I don't think I am aware of a label for what I feel. I feel an affinity with the Daddy's girl in me rather than the slave. The slave in me, if she exists at all, seems a very small part of who I am, other than wanting to please I have no desires to be a human ashtray.

I love to call a man Daddy there is a strange comfort in it for me. It has nothing to do with age play. It has everything to do with feeling safe and cared for, loved, respected and of course controlled. The first time I used it (and I have only used it with two men, online Dom's) rather than strange it felt comfortable and right. The first time I used it was with a man who did not described himself as a Daddy-Dom. He clearly erred on the side of the darker 'Master' style Dom. I was surprised and delighted when he said he like it very much, me calling him Daddy. The name, this label, guided our relationship. I felt more comfortable and could do anything he asked, with a couple of hiccoughs along the way ;).

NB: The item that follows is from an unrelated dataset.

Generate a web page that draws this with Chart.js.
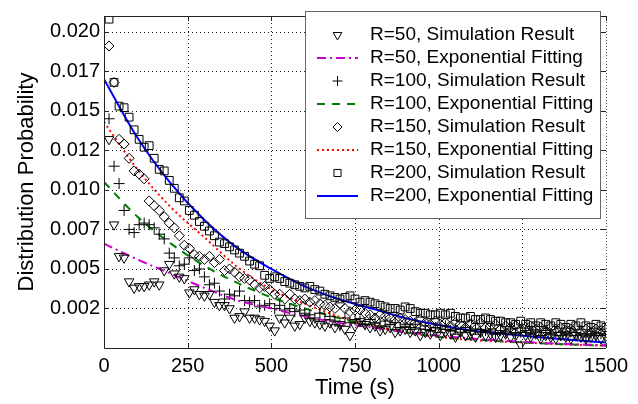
<!DOCTYPE html>
<html>
<head>
<meta charset="utf-8">
<script src="https://cdn.jsdelivr.net/npm/chart.js@4.4.1/dist/chart.umd.min.js"></script>
<style>
html, body { margin: 0; padding: 0; background: #fff; }
#wrap { width: 638px; height: 404px; position: relative; }
</style>
</head>
<body>
<div id="wrap"><canvas id="chart1"></canvas></div>
<script>
var simTimes = [15, 30, 45, 60, 75, 90, 105, 120, 135, 150, 165, 180, 195, 210, 225, 240, 255, 270, 285, 300,
    315, 330, 345, 360, 375, 390, 405, 420, 435, 450, 465, 480, 495, 510, 525, 540, 555, 570, 585, 600,
    615, 630, 645, 660, 675, 690, 705, 720, 735, 750, 765, 780, 795, 810, 825, 840, 855, 870, 885, 900,
    915, 930, 945, 960, 975, 990, 1005, 1020, 1035, 1050, 1065, 1080, 1095, 1110, 1125, 1140, 1155, 1170, 1185, 1200,
    1215, 1230, 1245, 1260, 1275, 1290, 1305, 1320, 1335, 1350, 1365, 1380, 1395, 1410, 1425, 1440, 1455, 1470, 1485, 1500];

var fitTimes = [0, 100, 200, 300, 400, 500, 600, 700, 800, 900, 1000, 1100, 1200, 1300, 1400, 1500];

// R=50
var sim50 = [0.0132, 0.0078, 0.0058, 0.0057, 0.0042, 0.0038, 0.0039, 0.0039, 0.0040, 0.0042,
    0.0040, 0.0049, 0.0053, 0.0047, 0.0045, 0.0044, 0.0035, 0.0037, 0.0034, 0.0033,
    0.0034, 0.0029, 0.0027, 0.0027, 0.0025, 0.0019, 0.0020, 0.0023, 0.0019, 0.0019,
    0.0018, 0.0017, 0.0014, 0.0011, 0.0019, 0.0016, 0.0019, 0.0014, 0.0015, 0.0019,
    0.0017, 0.0016, 0.0015, 0.0014, 0.0016, 0.0013, 0.0015, 0.0012, 0.0008, 0.0014,
    0.0017, 0.0015, 0.0013, 0.0014, 0.0011, 0.0012, 0.0013, 0.0010, 0.0011, 0.0012,
    0.0010, 0.0011, 0.0008, 0.0010, 0.0009, 0.0011, 0.0008, 0.0010, 0.0009, 0.0007,
    0.0010, 0.0008, 0.0009, 0.0007, 0.0010, 0.0008, 0.0009, 0.0007, 0.0008, 0.0009,
    0.0007, 0.0008, 0.0002, 0.0008, 0.0007, 0.0009, 0.0006, 0.0008, 0.0007, 0.0006,
    0.0008, 0.0007, 0.0006, 0.0008, 0.0007, 0.0006, 0.0007, 0.0008, 0.0006, 0.0007];
var fit50 = [0.0066, 0.0056, 0.0047, 0.0038, 0.0030, 0.0025, 0.0020, 0.0016, 0.0013, 0.0010, 0.00078, 0.0006, 0.00045, 0.00033, 0.00024, 0.00017];

// R=100
var sim100 = [0.0145, 0.0115, 0.0104, 0.0087, 0.0075, 0.0073, 0.0078, 0.0079, 0.0078, 0.0076,
    0.0072, 0.0069, 0.0060, 0.0057, 0.0052, 0.0053, 0.0057, 0.0049, 0.0050, 0.0045,
    0.0040, 0.0041, 0.0036, 0.0031, 0.0034, 0.0033, 0.0036, 0.0030, 0.0029, 0.0030,
    0.0026, 0.0027, 0.0028, 0.0025, 0.0027, 0.0024, 0.0025, 0.0023, 0.0024, 0.0022,
    0.0021, 0.0019, 0.0022, 0.0018, 0.0020, 0.0017, 0.0014, 0.0019, 0.0016, 0.0018,
    0.0017, 0.0015, 0.0018, 0.0016, 0.0014, 0.0017, 0.0015, 0.0016, 0.0013, 0.0015,
    0.0013, 0.0015, 0.0012, 0.0014, 0.0011, 0.0013, 0.0012, 0.0014, 0.0011, 0.0012,
    0.0010, 0.0013, 0.0011, 0.0012, 0.0010, 0.0011, 0.0012, 0.0009, 0.0011, 0.0010,
    0.0012, 0.0009, 0.0010, 0.0011, 0.0009, 0.0010, 0.0008, 0.0011, 0.0009, 0.0010,
    0.0008, 0.0009, 0.0010, 0.0008, 0.0009, 0.0007, 0.0009, 0.0008, 0.0009, 0.0008];
var fit100 = [0.0105, 0.0083, 0.0066, 0.0052, 0.0041, 0.0032, 0.0025, 0.0019, 0.0014, 0.0010, 0.0007, 0.00055, 0.0004, 0.0003, 0.00022, 0.00016];

// R=150
var sim150 = [0.0191, 0.0168, 0.0132, 0.0129, 0.0120, 0.0112, 0.0110, 0.0107, 0.0093, 0.0090,
    0.0087, 0.0083, 0.0079, 0.0076, 0.0071, 0.0065, 0.0063, 0.0059, 0.0058, 0.0056,
    0.0058, 0.0054, 0.0056, 0.0049, 0.0050, 0.0048, 0.0045, 0.0044, 0.0043, 0.0040,
    0.0038, 0.0039, 0.0037, 0.0034, 0.0034, 0.0031, 0.0034, 0.0031, 0.0030, 0.0031,
    0.0029, 0.0030, 0.0028, 0.0027, 0.0026, 0.0025, 0.0028, 0.0025, 0.0023, 0.0024,
    0.0024, 0.0022, 0.0021, 0.0019, 0.0021, 0.0020, 0.0019, 0.0018, 0.0019, 0.0018,
    0.0017, 0.0016, 0.0018, 0.0016, 0.0015, 0.0017, 0.0015, 0.0016, 0.0014, 0.0016,
    0.0015, 0.0013, 0.0015, 0.0014, 0.0016, 0.0013, 0.0014, 0.0015, 0.0012, 0.0014,
    0.0013, 0.0014, 0.0012, 0.0013, 0.0014, 0.0012, 0.0013, 0.0011, 0.0013, 0.0012,
    0.0013, 0.0011, 0.0012, 0.0013, 0.0011, 0.0012, 0.0010, 0.0012, 0.0011, 0.0012];
var fit150 = [0.0143, 0.0113, 0.0089, 0.0070, 0.0051, 0.0037, 0.0028, 0.0020, 0.0014, 0.0010, 0.0007, 0.0005, 0.0004, 0.0003, 0.0002, 0.00015];

// R=200
var sim200 = [0.0208, 0.0168, 0.0153, 0.0152, 0.0146, 0.0138, 0.0132, 0.0127, 0.0128, 0.0120,
    0.0113, 0.0112, 0.0106, 0.0101, 0.0095, 0.0093, 0.0087, 0.0084, 0.0080, 0.0077,
    0.0074, 0.0071, 0.0067, 0.0066, 0.0064, 0.0062, 0.0060, 0.0058, 0.0055, 0.0053,
    0.0052, 0.0046, 0.0044, 0.0045, 0.0044, 0.0042, 0.0041, 0.0040, 0.0039, 0.0038,
    0.0039, 0.0037, 0.0036, 0.0034, 0.0033, 0.0032, 0.0031, 0.0032, 0.0033, 0.0031,
    0.0029, 0.0030, 0.0029, 0.0028, 0.0027, 0.0026, 0.0025, 0.0025, 0.0024, 0.0026,
    0.0025, 0.0023, 0.0022, 0.0022, 0.0021, 0.0021, 0.0022, 0.0021, 0.0022, 0.0020,
    0.0019, 0.0019, 0.0020, 0.0018, 0.0018, 0.0019, 0.0018, 0.0017, 0.0017, 0.0016,
    0.0016, 0.0015, 0.0017, 0.0015, 0.0016, 0.0014, 0.0016, 0.0015, 0.0014, 0.0016,
    0.0015, 0.0013, 0.0015, 0.0014, 0.0016, 0.0014, 0.0013, 0.0015, 0.0014, 0.0013];
var fit200 = [0.0170, 0.0133, 0.0104, 0.0081, 0.0063, 0.0050, 0.0039, 0.0031, 0.0025, 0.0019, 0.00145, 0.0011, 0.00088, 0.00068, 0.0005, 0.00035];

var yTickValues = [0.0025, 0.005, 0.0075, 0.01, 0.0125, 0.015, 0.0175, 0.02];
var yTickLabels = ['0.002', '0.005', '0.007', '0.010', '0.012', '0.015', '0.017', '0.020'];

var legendLabels = [
    'R=50, Simulation Result', 'R=50, Exponential Fitting',
    'R=100, Simulation Result', 'R=100, Exponential Fitting',
    'R=150, Simulation Result', 'R=150, Exponential Fitting',
    'R=200, Simulation Result', 'R=200, Exponential Fitting'
];

var toPoints = function (xs, ys) {
    var data = [];
    for (var i = 0; i < xs.length; ++i) {
        data.push({x: xs[i], y: ys[i]});
    }
    return data;
};

var simSet = function (label, ys, style, radius, rotation) {
    return {
        label: label,
        data: toPoints(simTimes, ys),
        showLine: false,
        pointStyle: style,
        pointRadius: radius,
        pointRotation: rotation,
        pointBorderWidth: 1,
        pointBorderColor: '#000',
        pointBackgroundColor: 'rgba(0,0,0,0)',
        borderColor: '#000',
        backgroundColor: 'rgba(0,0,0,0)'
    };
};

var fitSet = function (label, ys, color, dash) {
    return {
        label: label,
        data: toPoints(fitTimes, ys),
        showLine: true,
        pointRadius: 0,
        borderWidth: 2,
        borderColor: color,
        backgroundColor: color,
        borderDash: dash,
        cubicInterpolationMode: 'monotone'
    };
};

Chart.defaults.font.family = '"Liberation Sans", Arial, sans-serif';
Chart.defaults.color = '#000';

// dotted grid (matlab look), drawn under the data
var gridPlugin = {
    id: 'dotgrid',
    beforeDatasetsDraw: function (chart) {
        var ctx = chart.ctx;
        var a = chart.chartArea;
        var xs = chart.scales.x;
        var ys = chart.scales.y;
        ctx.save();
        ctx.strokeStyle = '#222';
        ctx.lineWidth = 1;
        ctx.setLineDash([1, 3]);
        ctx.beginPath();
        xs.ticks.forEach(function (t) {
            if (t.value <= xs.min || t.value >= xs.max) return;
            var px = Math.round(xs.getPixelForValue(t.value)) + 0.5;
            ctx.moveTo(px, a.bottom);
            ctx.lineTo(px, a.top);
        });
        ys.ticks.forEach(function (t) {
            var py = Math.round(ys.getPixelForValue(t.value)) + 0.5;
            ctx.moveTo(a.left, py);
            ctx.lineTo(a.right, py);
        });
        ctx.stroke();
        ctx.restore();
    }
};

// frame, inner tick marks and the legend box inside the plot
var framePlugin = {
    id: 'frame',
    afterDatasetsDraw: function (chart) {
        var ctx = chart.ctx;
        var a = chart.chartArea;
        var xs = chart.scales.x;
        var ys = chart.scales.y;
        ctx.save();
        ctx.strokeStyle = '#222';
        ctx.lineWidth = 1;
        ctx.beginPath();
        ctx.moveTo(a.left + 0.5, a.top + 0.5);
        ctx.lineTo(a.right, a.top + 0.5);
        ctx.moveTo(a.left + 0.5, a.top);
        ctx.lineTo(a.left + 0.5, a.bottom + 0.5);
        ctx.lineTo(a.right, a.bottom + 0.5);
        ctx.stroke();
        ctx.setLineDash([1, 2]);
        ctx.strokeStyle = '#555';
        ctx.beginPath();
        ctx.moveTo(a.right + 0.5, a.top);
        ctx.lineTo(a.right + 0.5, a.bottom);
        ctx.stroke();
        ctx.setLineDash([]);
        ctx.strokeStyle = '#222';
        ctx.beginPath();
        xs.ticks.forEach(function (t) {
            var px = Math.round(xs.getPixelForValue(t.value)) + 0.5;
            ctx.moveTo(px, a.bottom);
            ctx.lineTo(px, a.bottom - 5);
            ctx.moveTo(px, a.top);
            ctx.lineTo(px, a.top + 5);
        });
        ys.ticks.forEach(function (t) {
            var py = Math.round(ys.getPixelForValue(t.value)) + 0.5;
            ctx.moveTo(a.left, py);
            ctx.lineTo(a.left + 5, py);
            ctx.moveTo(a.right, py);
            ctx.lineTo(a.right - 5, py);
        });
        ctx.stroke();

        // legend
        var bx = 305, by = 11, bw = 295, bh = 207;
        ctx.fillStyle = '#fff';
        ctx.fillRect(bx, by, bw, bh);
        ctx.strokeStyle = '#666';
        ctx.strokeRect(bx + 0.5, by + 0.5, bw, bh);
        ctx.font = '19px "Liberation Sans", Arial, sans-serif';
        ctx.textBaseline = 'middle';
        ctx.textAlign = 'left';
        chart.data.datasets.forEach(function (ds, i) {
            var cy = 35 + i * 23.0;
            if (ds.showLine) {
                ctx.save();
                ctx.strokeStyle = ds.borderColor;
                ctx.lineWidth = 2;
                ctx.setLineDash(ds.borderDash || []);
                ctx.beginPath();
                ctx.moveTo(317, cy);
                ctx.lineTo(358, cy);
                ctx.stroke();
                ctx.restore();
            } else {
                ctx.save();
                ctx.fillStyle = 'rgba(0,0,0,0)';
                ctx.strokeStyle = '#000';
                ctx.lineWidth = 1;
                Chart.helpers.drawPoint(ctx, {
                    pointStyle: ds.pointStyle,
                    radius: ds.pointRadius - 0.5,
                    rotation: ds.pointRotation || 0,
                    borderWidth: 1
                }, 337.5, cy);
                ctx.restore();
            }
            ctx.fillStyle = '#000';
            ctx.fillText(legendLabels[i], 370, cy);
        });
        ctx.restore();
    }
};

var ctx1 = document.getElementById('chart1').getContext('2d');

new Chart(ctx1, {
    type: 'scatter',
    data: {
        datasets: [
            simSet(legendLabels[0], sim50, 'triangle', 5.5, 180),
            fitSet(legendLabels[1], fit50, '#cc00cc', [9, 4, 2, 4]),
            simSet(legendLabels[2], sim100, 'cross', 5.5, 0),
            fitSet(legendLabels[3], fit100, '#008000', [8, 7]),
            simSet(legendLabels[4], sim150, 'rectRot', 5, 0),
            fitSet(legendLabels[5], fit150, '#ff0000', [2, 3]),
            simSet(legendLabels[6], sim200, 'rect', 5.5, 0),
            fitSet(legendLabels[7], fit200, '#0000ff', [])
        ]
    },
    options: {
        responsive: true,
        maintainAspectRatio: false,
        animation: false,
        devicePixelRatio: 1,
        layout: {padding: {left: 0, right: 32, top: 4, bottom: 0}},
        plugins: {
            legend: {display: false},
            tooltip: {enabled: false}
        },
        scales: {
            x: {
                type: 'linear',
                min: 0,
                max: 1500,
                ticks: {
                    stepSize: 250,
                    padding: 6,
                    font: {size: 20},
                    maxRotation: 0,
                    callback: function (value) { return String(value); }
                },
                grid: {display: false, drawTicks: false},
                border: {display: false},
                title: {display: true, text: 'Time (s)', font: {size: 22}, padding: {top: 0, bottom: 3}},
                afterFit: function (scale) { scale.height = 56; }
            },
            y: {
                type: 'linear',
                min: 0,
                max: 0.021,
                afterBuildTicks: function (scale) {
                    scale.ticks = yTickValues.map(function (v) { return {value: v}; });
                },
                ticks: {
                    padding: 4,
                    font: {size: 20},
                    callback: function (value, index) { return yTickLabels[index]; }
                },
                grid: {display: false, drawTicks: false},
                border: {display: false},
                title: {display: true, text: 'Distribution Probability', font: {size: 22}, padding: {top: 14, bottom: 0}},
                afterFit: function (scale) { scale.width = 104; }
            }
        }
    },
    plugins: [gridPlugin, framePlugin]
});
</script>
</body>
</html>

I like it when he calls me "young lady" in that tone. In the same moment I embrace my slut, my whore and identify very closely with her. I am not sure I really understand the finer points of difference with all the labels mentioned in the question. Just to say..I may not be very Pet-like, however rattle a collar near me and I might just very well melt.

I think in the end the nature of the D/s relationship is to be negotiated between a man and his girl. The Yin and Yang of D/s is the fit of a couple to determine.
So...labels? A little way down the track from when this was first penned last year, an exercise for Daddy (my Marvellous Mentor - MM) when we first were getting to know each other, labels. I am a bottom, a submissive girl, a princess, a slut, a cherry tart. Please Take me in Hand, control and dominate me to your hearts content. I need to Please. I am a brat, a whore, His girl and His lil'one. I am precious, I am needy but will never be your burden. I am strong and weak, tenacious and fragile. I am trusting and loyal and will sit quietly at your feet, my head on your knee.